A 46 year-old male complained of dyspnea, cough, and pleuritic chest pain of 10 days duration. He denied hemoptysis, weight loss, nausea, vomiting, and loss of consciousness. He had no arthralgias and skin rash. The patient could not recall a recent viral or bacterial infection. The patient smoked cigarettes. He denied exposure to other fumes, vapors, and dusts. He had been diagnosed with chronic HCV infection one year prior to presentation but had received no therapy for this disorder. On admission, Patient was hemodynamically stable with positive crackles over the left lower lobe. His status though did not get better with antibiotic therapy and he needed to be Intubated. His chest X-ray was getting worse with left sided infiltrates. A bronchoalveolar lavage was done and the pathology was positive for DIP. Patient was started on steroids and antibiotics were stopped. This was followed my an extraordinary amelioration of his clinical status and patient was extubated 3 days later and discharged home in a stable condition on prednisone.
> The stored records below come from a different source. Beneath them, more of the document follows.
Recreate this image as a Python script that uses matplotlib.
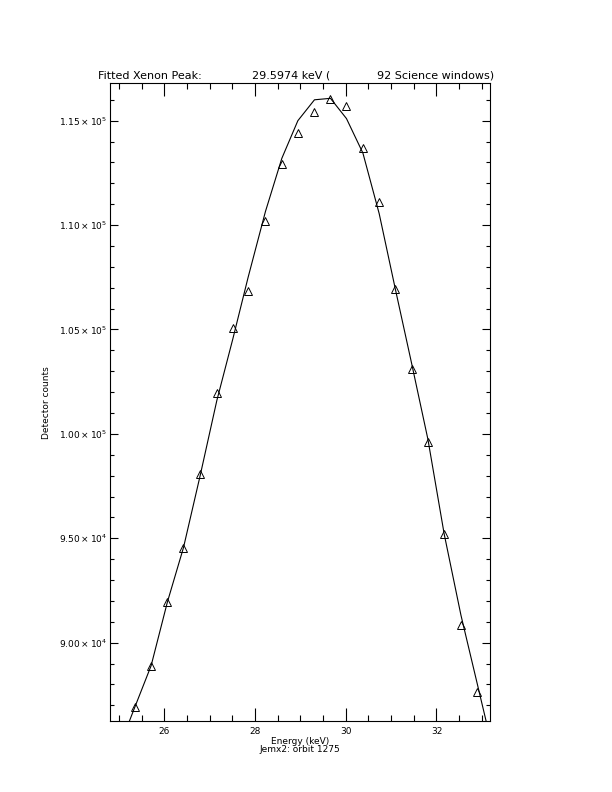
import numpy as np
import matplotlib
matplotlib.use('Agg')
import matplotlib.pyplot as plt
from matplotlib.ticker import MultipleLocator, FixedLocator, FixedFormatter

# measured counts (triangles)
energy = [25.354, 25.707, 26.066, 26.420, 26.788, 27.156, 27.509, 27.846,
          28.228, 28.590, 28.943, 29.309, 29.662, 30.015, 30.377, 30.736,
          31.096, 31.449, 31.810, 32.170, 32.539, 32.898]
counts = [86935, 88884, 91964, 94536, 98079, 101944, 105058, 106859,
          110211, 112912, 114425, 115431, 116039, 115718, 113678, 111121,
          106940, 103109, 99627, 95207, 90864, 87655]

# fitted curve
fit_energy = [24.997, 25.354, 25.707, 26.066, 26.420, 26.788, 27.156, 27.509,
              27.846, 28.228, 28.590, 28.943, 29.309, 29.662, 30.015, 30.377,
              30.736, 31.096, 31.449, 31.810, 32.170, 32.539, 32.898, 33.250]
fit_counts = [84960, 86950, 88900, 91950, 94550, 98000, 101600, 104550,
              107500, 110650, 113200, 115000, 116000, 116070, 115100, 113450,
              110550, 106900, 103400, 99750, 95200, 91320, 88040, 84820]

ytick_vals = [90000, 95000, 100000, 105000, 110000, 115000]
ytick_text = [r'$9.00\times10^{4}$', r'$9.50\times10^{4}$', r'$1.00\times10^{5}$',
              r'$1.05\times10^{5}$', r'$1.10\times10^{5}$', r'$1.15\times10^{5}$']

fig = plt.figure(figsize=(6.12, 7.92), dpi=100)
ax = fig.add_axes([110 / 612, 1 - 721 / 792, 380 / 612, (721 - 83.3) / 792])

ax.plot(fit_energy, fit_counts, color='black', lw=0.8)
ax.plot(energy, counts, linestyle='none', marker='^', markersize=5.5,
        markerfacecolor='none', markeredgecolor='black', markeredgewidth=0.7)

ax.set_xlim(24.80, 33.18)
ax.set_ylim(86250, 116790)

ax.xaxis.set_major_locator(MultipleLocator(2))
ax.xaxis.set_minor_locator(MultipleLocator(0.5))
ax.yaxis.set_major_locator(FixedLocator(ytick_vals))
ax.yaxis.set_major_formatter(FixedFormatter(ytick_text))
ax.yaxis.set_minor_locator(MultipleLocator(1000))

ax.tick_params(axis='both', which='both', direction='in', top=True, right=True,
               width=0.8, labelsize=6.5, color='black')
ax.tick_params(axis='x', which='major', length=9.2, pad=4)
ax.tick_params(axis='x', which='minor', length=4.6)
ax.tick_params(axis='y', which='major', length=5.5, pad=2)
ax.tick_params(axis='y', which='minor', length=2.7)
for s in ax.spines.values():
    s.set_linewidth(0.8)

ax.set_ylabel('Detector counts', fontsize=6.5, labelpad=6)
fig.text(300 / 612, 1 - 741 / 792, 'Energy (keV)', fontsize=6.5,
         ha='center', va='center')
fig.text(300 / 612, 1 - 750 / 792, 'Jemx2: orbit 1275', fontsize=6.5,
         ha='center', va='center')

# title pieces
ty = 1 - 76 / 792
fig.text(98 / 612, ty, 'Fitted Xenon Peak:', fontsize=8, ha='left', va='center')
fig.text(252 / 612, ty, '29.5974 keV (', fontsize=8, ha='left', va='center')
fig.text(377 / 612, ty, '92 Science windows)', fontsize=8, ha='left', va='center')

fig.savefig('out.png', dpi=100)
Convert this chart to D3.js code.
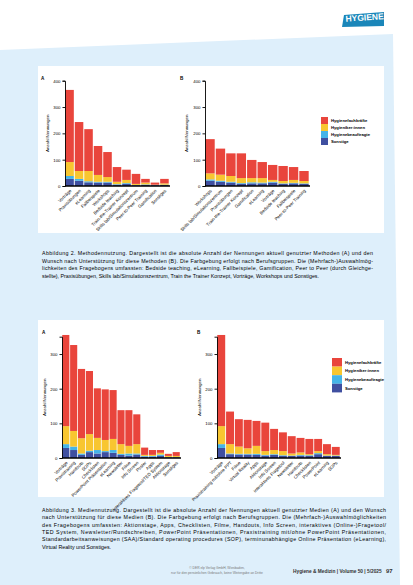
<!DOCTYPE html>
<html>
<head>
<meta charset="utf-8">
<script src="https://cdn.jsdelivr.net/npm/d3@7"></script>
<style>
  body { margin:0; background:#fff; }
  text { font-family: "Liberation Sans", Arial, sans-serif; }
</style>
</head>
<body>
<div id="page"></div>
<script>
// series: Sonstige, Hygienebeauftragte, Hygieniker:innen, Hygienefachkräfte (bottom -> top)
var series_names = ["Sonstige", "Hygienebeauftragte", "Hygieniker:innen", "Hygienefachkräfte"]
var series_colors = ["#3f4fa0", "#45b4e8", "#f8c630", "#e9453c"]
var legend_names = ["Hygienefachkräfte", "Hygieniker:innen", "Hygienebeauftragte", "Sonstige"]

// Abb. 2 A
var m_a_cats = ["Vorträge", "Praxisübungen", "eLearning", "Fallbeispiele", "Workshops", "Bedside teaching", "Train-the-Trainer Konzept", "Skills lab/Simulationszentrum", "Peer-to-Peer Training", "Gamification", "Sonstiges"]
var m_a_sonst = [27, 20, 14, 13, 13, 5, 8, 3, 4, 3, 4]
var m_a_beauf = [11, 7, 4, 3, 3, 2, 3, 1, 2, 1, 1]
var m_a_hyg   = [53, 30, 39, 26, 18, 9, 12, 4, 7, 1, 5]
var m_a_fach  = [274, 186, 159, 110, 95, 56, 39, 38, 14, 8, 17]
// Abb. 2 B
var m_b_cats = ["Workshops", "Skills lab/Simulationszentrum", "Praxisübungen", "Train-the-Trainer Konzept", "Gamification", "eLearning", "Vorträge", "Bedside teaching", "Fallbeispiele", "Peer-to-Peer Training"]
var m_b_sonst = [20, 16, 13, 8, 10, 10, 13, 8, 10, 8]
var m_b_beauf = [5, 4, 3, 3, 4, 3, 3, 2, 2, 2]
var m_b_hyg   = [23, 23, 22, 19, 16, 17, 7, 9, 11, 9]
var m_b_fach  = [130, 99, 86, 94, 69, 61, 57, 57, 49, 38]

// Abb. 3 A
var d_a_cats = ["Vorträge", "Praxistraining", "Handouts", "SOPs", "Checklisten", "PowerPoint Präsentation", "eLearning", "Newsletter", "Filme", "Info Screen", "Poster", "Apps", "interaktives Fragetool/TED System", "Aktionstage", "Sonstiges"]
var d_a_sonst = [29, 23, 9, 17, 13, 17, 15, 9, 7, 10, 4, 4, 6, 2, 2]
var d_a_beauf = [11, 10, 4, 4, 10, 3, 8, 3, 6, 3, 2, 2, 4, 1, 1]
var d_a_hyg   = [52, 45, 44, 48, 35, 32, 32, 28, 22, 27, 3, 3, 5, 3, 3]
var d_a_fach  = [263, 248, 200, 182, 143, 146, 141, 98, 103, 86, 21, 14, 8, 6, 11]
// Abb. 3 B
var d_b_cats = ["Vorträge", "Praxistraining mit/ohne PPT", "Filme", "Virtual Reality", "Apps", "Aktionstage", "Info Screen", "interaktives Fragetool", "Newsletter", "Handouts", "Checklisten", "PowerPoint", "eLearning", "SOPs"]
var d_b_sonst = [29, 11, 10, 10, 9, 7, 9, 6, 6, 7, 6, 11, 6, 6]
var d_b_beauf = [11, 2, 2, 2, 3, 2, 2, 2, 1, 2, 2, 3, 1, 1]
var d_b_hyg   = [52, 27, 21, 16, 23, 11, 12, 12, 6, 7, 3, 6, 4, 2]
var d_b_fach  = [263, 94, 79, 82, 72, 82, 61, 54, 50, 42, 44, 35, 29, 23]

var svg = d3.select("#page").append("svg")
    .attr("width", 413)
    .attr("height", 585)

// blue panel
svg.append("path")
  .attr("d", "M0,50 L393,34 L400,585 L0,585 Z")
  .attr("fill", "#deeffb")

// logo
var logo = svg.append("g").attr("transform", "translate(342,12)")
logo.append("path").attr("d", "M2,3 L42,0 L42,14 L0,15 Z").attr("fill", "#1a86b9")
logo.append("text").attr("x", 3).attr("y", 10)
  .attr("font-size", 8.5).attr("fill", "#fff").attr("font-weight", "bold")
  .attr("transform", "rotate(-4)")
  .text("HYGIENE")

// white boxes
svg.append("rect").attr("x", 38).attr("y", 66).attr("width", 346).attr("height", 167).attr("fill", "#fff")
svg.append("rect").attr("x", 38).attr("y", 320).attr("width", 346).attr("height", 177).attr("fill", "#fff")

function make_rows(cats, s0, s1, s2, s3){
  return cats.map(function(c, i){
    return {cat: c, s0: s0[i], s1: s1[i], s2: s2[i], s3: s3[i]}
  })
}

function draw_chart(cfg){
  var g = svg.append("g")
  var rows = make_rows(cfg.cats, cfg.s0, cfg.s1, cfg.s2, cfg.s3)
  var x = d3.scaleBand().domain(cfg.cats).range([cfg.x0, cfg.x1]).paddingInner(0.1).paddingOuter(0.03)
  var y = d3.scaleLinear().domain([0, cfg.ymax]).range([cfg.y0, cfg.y1])
  var stack = d3.stack().keys(["s0", "s1", "s2", "s3"])(rows)

  g.selectAll(".layer").data(stack).enter().append("g")
    .attr("fill", function(d, i){ return series_colors[i] })
    .selectAll("rect").data(function(d){ return d }).enter().append("rect")
    .attr("x", function(d){ return x(d.data.cat) })
    .attr("width", x.bandwidth())
    .attr("y", function(d){ return y(d[1]) })
    .attr("height", function(d){ return y(d[0]) - y(d[1]) })

  var ya = g.append("g").attr("transform", "translate(" + cfg.x0 + ",0)")
    .call(d3.axisLeft(y).tickValues(cfg.ticks).tickSize(2.5).tickSizeOuter(2.5).tickPadding(2))
  ya.selectAll("text").attr("font-size", 4.3).attr("font-family", "Liberation Sans, Arial")
  ya.selectAll("path, line").attr("stroke", "#000").attr("stroke-width", 0.9)

  g.append("line").attr("x1", cfg.x0).attr("x2", cfg.x1 + 1).attr("y1", cfg.y0).attr("y2", cfg.y0)
    .attr("stroke", "#000").attr("stroke-width", 1.3)

  g.selectAll(".cl").data(cfg.cats).enter().append("text")
    .attr("transform", function(d){
      return "translate(" + (x(d) + x.bandwidth() / 2 + 1) + "," + (cfg.y0 + 4) + ") rotate(-45)"
    })
    .attr("text-anchor", "end")
    .attr("dy", "0.35em")
    .attr("font-size", 4.4)
    .text(function(d){ return d })

  g.append("text")
    .attr("transform", "translate(" + cfg.tx + "," + ((cfg.y0 + cfg.y1) / 2) + ") rotate(-90)")
    .attr("text-anchor", "middle")
    .attr("font-size", 4.4)
    .text("Anzahl Nennungen")

  g.append("text").attr("x", cfg.lx).attr("y", cfg.ly).attr("font-size", 4.6).attr("font-weight", "bold").text(cfg.letter)
}

function draw_legend(lx, ly, sw, sh, fs){
  var lg = svg.append("g").attr("transform", "translate(" + lx + "," + ly + ")")
  var items = lg.selectAll("g").data(legend_names).enter().append("g")
    .attr("transform", function(d, i){ return "translate(0," + (i * sh) + ")" })
  items.append("rect").attr("width", sw).attr("height", sh)
    .attr("fill", function(d, i){ return series_colors[3 - i] })
  items.append("text").attr("x", sw + 3).attr("y", sh / 2).attr("dy", "0.35em")
    .attr("font-size", fs).attr("font-weight", "bold").text(function(d){ return d })
}

// Abbildung 2
draw_chart({cats: m_a_cats, s0: m_a_sonst, s1: m_a_beauf, s2: m_a_hyg, s3: m_a_fach,
  x0: 65, x1: 169, y0: 186, y1: 80.7, ymax: 400, ticks: [0, 100, 200, 300, 400], tx: 49, lx: 41, ly: 80, letter: "A"})
draw_chart({cats: m_b_cats, s0: m_b_sonst, s1: m_b_beauf, s2: m_b_hyg, s3: m_b_fach,
  x0: 205, x1: 309, y0: 186, y1: 80.7, ymax: 400, ticks: [0, 100, 200, 300, 400], tx: 188, lx: 180, ly: 80, letter: "B"})
draw_legend(321, 117, 7, 7, 4.2)

// Abbildung 3
draw_chart({cats: d_a_cats, s0: d_a_sonst, s1: d_a_beauf, s2: d_a_hyg, s3: d_a_fach,
  x0: 62, x1: 180, y0: 458, y1: 336.7, ymax: 350, ticks: [0, 100, 200, 300], tx: 46, lx: 42, ly: 334, letter: "A"})
draw_chart({cats: d_b_cats, s0: d_b_sonst, s1: d_b_beauf, s2: d_b_hyg, s3: d_b_fach,
  x0: 217, x1: 340, y0: 458, y1: 336.7, ymax: 350, ticks: [0, 100, 200, 300], tx: 201, lx: 197, ly: 334, letter: "B"})
draw_legend(332, 358, 10, 8.6, 4.2)

// captions
var cap2_lines = [
  "Abbildung 2. Methodennutzung. Dargestellt ist die absolute Anzahl der Nennungen aktuell genutzter Methoden (A) und den",
  "Wunsch nach Unterstützung für diese Methoden (B). Die Farbgebung erfolgt nach Berufsgruppen. Die (Mehrfach-)Auswahlmög-",
  "lichkeiten des Fragebogens umfassten: Bedside teaching, eLearning, Fallbeispiele, Gamification, Peer to Peer (durch Gleichge-",
  "stellte), Praxisübungen, Skills lab/Simulationszentrum, Train the Trainer Konzept, Vorträge, Workshops und Sonstiges."
]
var cap3_lines = [
  "Abbildung 3. Mediennutzung. Dargestellt ist die absolute Anzahl der Nennungen aktuell genutzter Medien (A) und den Wunsch",
  "nach Unterstützung für diese Medien (B). Die Farbgebung erfolgt nach Berufsgruppen. Die (Mehrfach-)Auswahlmöglichkeiten",
  "des Fragebogens umfassten: Aktionstage, Apps, Checklisten, Filme, Handouts, Info Screen, interaktives (Online-)Fragetool/",
  "TED System, Newsletter/Rundschreiben, PowerPoint Präsentationen, Praxistraining mit/ohne PowerPoint Präsentationen,",
  "Standardarbeitsanweisungen (SAA)/Standard operating procedures (SOP), terminunabhängige Online Präsentation (eLearning),",
  "Virtual Reality und Sonstiges."
]

function draw_caption(lines, x, y, w, lh){
  svg.append("g").selectAll("text").data(lines).enter().append("text")
    .attr("x", x)
    .attr("y", function(d, i){ return y + i * lh })
    .attr("font-size", 5.3)
    .attr("textLength", function(d, i){ return i < lines.length - 1 ? w : null })
    .attr("lengthAdjust", "spacing")
    .text(function(d){ return d })
}
draw_caption(cap2_lines, 42, 255, 331, 7.6)
draw_caption(cap3_lines, 42, 512, 344, 7.3)

// footer
svg.append("text").attr("x", 217).attr("y", 569).attr("text-anchor", "middle")
  .attr("font-size", 3.3).attr("fill", "#777").text("© DER elp Verlag GmbH, Wiesbaden,")
svg.append("text").attr("x", 217).attr("y", 574).attr("text-anchor", "middle")
  .attr("font-size", 3.3).attr("fill", "#777").text("nur für den persönlichen Gebrauch, keine Weitergabe an Dritte")
svg.append("text").attr("x", 293).attr("y", 572.5)
  .attr("font-size", 4.8).attr("font-weight", "bold").attr("fill", "#333").text("Hygiene & Medizin | Volume 50 | 5/2025")
svg.append("text").attr("x", 386).attr("y", 573)
  .attr("font-size", 6).attr("font-weight", "bold").attr("fill", "#333").text("97")
</script>
</body>
</html>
Two prior cases were found reporting an association between HCV and DIP. Our patient was the only patient with HCV associated DIP documented to have received corticosteroid therapy. He responded well to this treatment. Moreover, his viral load, as ascertained by quantitative HCV RNA polymerase chain reaction, did not increase. One patient had slow progression of his DIP despite alpha interferon therapy for his HCV infection. The third patients DIP remained stable without therapy for either her DIP or HCV infection The prognosis of DIP is generally good. Most patients improve with smoking cessation and corticosteroid therapy. The overall 10-year survival for patients with DIP is 70 percent. However, further studies are needed to determine the exact relationship between HCV infection and DIP, the effectiveness of alpha interferon and ribavirin therapy on DIP in patients with HCV, and the prognosis of HCV associated DIP.